Security Measures Lead Amazon.com Employees to Sue for Unpaid Wages

Tuesday, November 26, 2013, by Samuel Williams
Online retail giant Amazon.com, Inc. faces threats on a daily basis. Threats from its competitors, from the state of the economy and even from its own workers. In 2012 an employee working at an Amazon distribution facility in southern California stole 726 iPod touch players and 49 laptops worth approximately $160,000. Incidences like this have led Amazon to implement new security measures and checkpoints in its distribution warehouses. The security measures may involve physically searching employees’ bags or forcing them to be screened by a metal detector when entering and leaving the facility.

Employees subjected to these search methods are working their  40 hours and then not getting paid for the additional 10 to 20 minutes they spend standing in line each day.

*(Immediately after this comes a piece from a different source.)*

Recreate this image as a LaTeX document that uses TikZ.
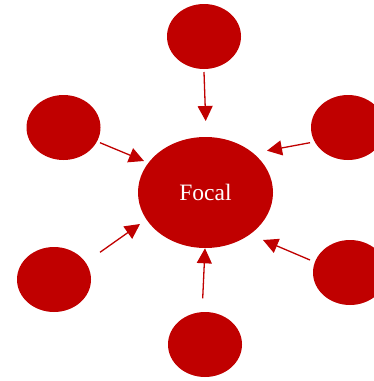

While most security checks take approximately 10 minutes, because most employees take lunch breaks and finish work at the same time, leaving and entering the building can take up to half-an-hour.  Considering that employees are forced to undergo these measures both on their way out and on the way back in the security checkpoints have the potential to subsume the majority of an individual’s unpaid lunch break. As one employee described her experience, “you’re just standing there, and everyone just wants to get home. It was not comfortable.”  Workers complain that at a minimum they spend “40 minutes a week and often more being screened for stolen goods or contraband.”
The employees concern however, isn’t with the searches themselves, though they have plenty of complaints about those as well, it’s that during this time they aren’t being paid.  In response to what workers and their attorneys are claiming as a violation of federal law, current and past Amazon employees have begun to file suit. Thus far class-action suits on behalf of Amazon employees have been filed in Kentucky, Tennessee, Washington State, Nevada, and Pennsylvania.  The thrust of the claim is that under the U.S. Federal Minimum Wage Act, employees must receive time and a half pay for each hour they work over 40 hours per week.  Employees subjected to these search methods are working their  40 hours and then not getting paid for the additional 10 to 20 minutes they spend standing in line each day.
While arguing over 10 to 20 minutes of additional pay each day may seem petty, employees at these distributions are paid only $11 per hour and given the amount of people employed by these distribution centers (the three dozen Amazon “fulfillment centers” in the US, employee more than 20,000 people) the numbers start to add up. One class action suit in Pennsylvania is claiming more than $50,000 in damages. According to David Garrison, an attorney representing employees in three of the suits, “[w]e’re bringing as many of these cases as we can because we think we’re right on the law, and we think these workers are being underpaid[.]” While the most recent round of litigation has focused on Amazon, in recent years similar suits have been filed on behalf of  Apple and Best Buy workers.  In the case of Best Buy employees, the case was settled for a $900,000 collective settlement.  While it is unsure whether Amazon employees will receive a similar outcome to those of Best Buy, what is sure is that with the holiday season approaching and the hiring of seasonal workers, the lines can only get longer.